== Data provided ==
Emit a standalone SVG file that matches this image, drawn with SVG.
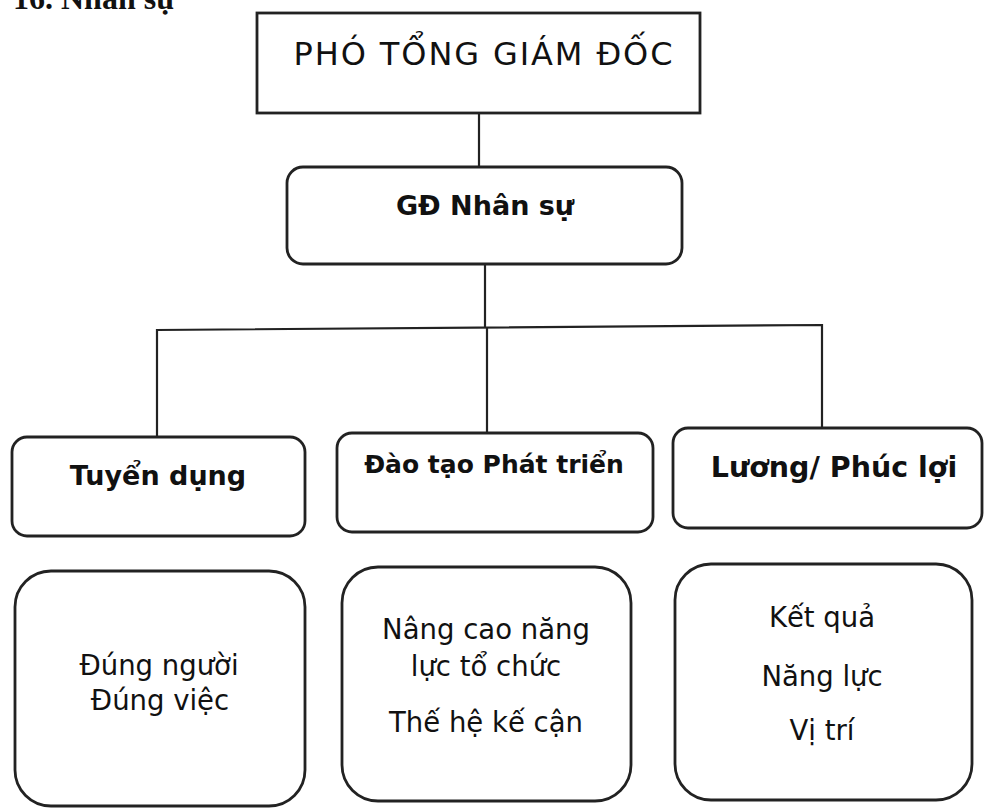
<svg xmlns="http://www.w3.org/2000/svg" width="985" height="808" viewBox="0 0 985 808">
<style>
.box{fill:#fff;stroke:#222;stroke-width:2.8}
.line{fill:none;stroke:#222;stroke-width:2.2}
.t{font-family:"DejaVu Sans",Verdana,sans-serif;fill:#111;text-anchor:middle}
.b{font-weight:bold}
</style>
<rect width="985" height="808" fill="#fff"/>
<text x="13" y="9" font-family="Liberation Serif,serif" font-weight="bold" font-size="32" fill="#111">16. Nhân sự</text>
<g id="connectors">
<line class="line" x1="479" y1="113" x2="479" y2="167"/>
<line class="line" x1="485" y1="264" x2="485" y2="327"/>
<polyline class="line" points="157,437 157,330 822,325 822,428"/>
<line class="line" x1="487" y1="327" x2="487" y2="433"/>
</g>
<g id="pho-tong-giam-doc">
<rect class="box" x="257" y="13" width="443" height="100" stroke-width="2.2"/>
<text class="t" x="484" y="65" font-size="32" letter-spacing="1.9">PHÓ TỔNG GIÁM ĐỐC</text>
</g>
<g id="gd-nhan-su">
<rect class="box" x="287" y="167" width="395" height="97" rx="16"/>
<text class="t b" x="485" y="215" font-size="27">GĐ Nhân sự</text>
</g>
<g id="tuyen-dung">
<rect class="box" x="12" y="437" width="293" height="99" rx="15"/>
<text class="t b" x="158" y="485" font-size="27">Tuyển dụng</text>
</g>
<g id="dao-tao">
<rect class="box" x="337" y="433" width="316" height="99" rx="15"/>
<text class="t b" x="494" y="473" font-size="25">Đào tạo Phát triển</text>
</g>
<g id="luong">
<rect class="box" x="673" y="428" width="309" height="100" rx="15"/>
<text class="t b" x="834" y="477" font-size="28.5">Lương/ Phúc lợi</text>
</g>
<g id="tuyen-dung-detail">
<rect class="box" x="15" y="571" width="290" height="235" rx="36"/>
<text class="t" x="159" y="675" font-size="27.5">Đúng người</text>
<text class="t" x="160" y="710" font-size="27.5">Đúng việc</text>
</g>
<g id="dao-tao-detail">
<rect class="box" x="342" y="567" width="289" height="234" rx="36"/>
<text class="t" x="486" y="639" font-size="27.5">Nâng cao năng</text>
<text class="t" x="486" y="676" font-size="27.5">lực tổ chức</text>
<text class="t" x="486" y="732" font-size="27.5">Thế hệ kế cận</text>
</g>
<g id="luong-detail">
<rect class="box" x="675" y="564" width="297" height="236" rx="36"/>
<text class="t" x="822" y="627" font-size="27.5">Kết quả</text>
<text class="t" x="822" y="686" font-size="27.5">Năng lực</text>
<text class="t" x="822" y="740" font-size="27.5">Vị trí</text>
</g>
</svg>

== Set exercise ==
Are you able to set down all the lines above exactly, without any pictures?

== Output of the task ==
Emit a standalone SVG file that matches this image, drawn with SVG.
<svg xmlns="http://www.w3.org/2000/svg" width="985" height="808" viewBox="0 0 985 808">
<style>
.box{fill:#fff;stroke:#222;stroke-width:2.8}
.line{fill:none;stroke:#222;stroke-width:2.2}
.t{font-family:"DejaVu Sans",Verdana,sans-serif;fill:#111;text-anchor:middle}
.b{font-weight:bold}
</style>
<rect width="985" height="808" fill="#fff"/>
<text x="13" y="9" font-family="Liberation Serif,serif" font-weight="bold" font-size="32" fill="#111">16. Nhân sự</text>
<g id="connectors">
<line class="line" x1="479" y1="113" x2="479" y2="167"/>
<line class="line" x1="485" y1="264" x2="485" y2="327"/>
<polyline class="line" points="157,437 157,330 822,325 822,428"/>
<line class="line" x1="487" y1="327" x2="487" y2="433"/>
</g>
<g id="pho-tong-giam-doc">
<rect class="box" x="257" y="13" width="443" height="100" stroke-width="2.2"/>
<text class="t" x="484" y="65" font-size="32" letter-spacing="1.9">PHÓ TỔNG GIÁM ĐỐC</text>
</g>
<g id="gd-nhan-su">
<rect class="box" x="287" y="167" width="395" height="97" rx="16"/>
<text class="t b" x="485" y="215" font-size="27">GĐ Nhân sự</text>
</g>
<g id="tuyen-dung">
<rect class="box" x="12" y="437" width="293" height="99" rx="15"/>
<text class="t b" x="158" y="485" font-size="27">Tuyển dụng</text>
</g>
<g id="dao-tao">
<rect class="box" x="337" y="433" width="316" height="99" rx="15"/>
<text class="t b" x="494" y="473" font-size="25">Đào tạo Phát triển</text>
</g>
<g id="luong">
<rect class="box" x="673" y="428" width="309" height="100" rx="15"/>
<text class="t b" x="834" y="477" font-size="28.5">Lương/ Phúc lợi</text>
</g>
<g id="tuyen-dung-detail">
<rect class="box" x="15" y="571" width="290" height="235" rx="36"/>
<text class="t" x="159" y="675" font-size="27.5">Đúng người</text>
<text class="t" x="160" y="710" font-size="27.5">Đúng việc</text>
</g>
<g id="dao-tao-detail">
<rect class="box" x="342" y="567" width="289" height="234" rx="36"/>
<text class="t" x="486" y="639" font-size="27.5">Nâng cao năng</text>
<text class="t" x="486" y="676" font-size="27.5">lực tổ chức</text>
<text class="t" x="486" y="732" font-size="27.5">Thế hệ kế cận</text>
</g>
<g id="luong-detail">
<rect class="box" x="675" y="564" width="297" height="236" rx="36"/>
<text class="t" x="822" y="627" font-size="27.5">Kết quả</text>
<text class="t" x="822" y="686" font-size="27.5">Năng lực</text>
<text class="t" x="822" y="740" font-size="27.5">Vị trí</text>
</g>
</svg>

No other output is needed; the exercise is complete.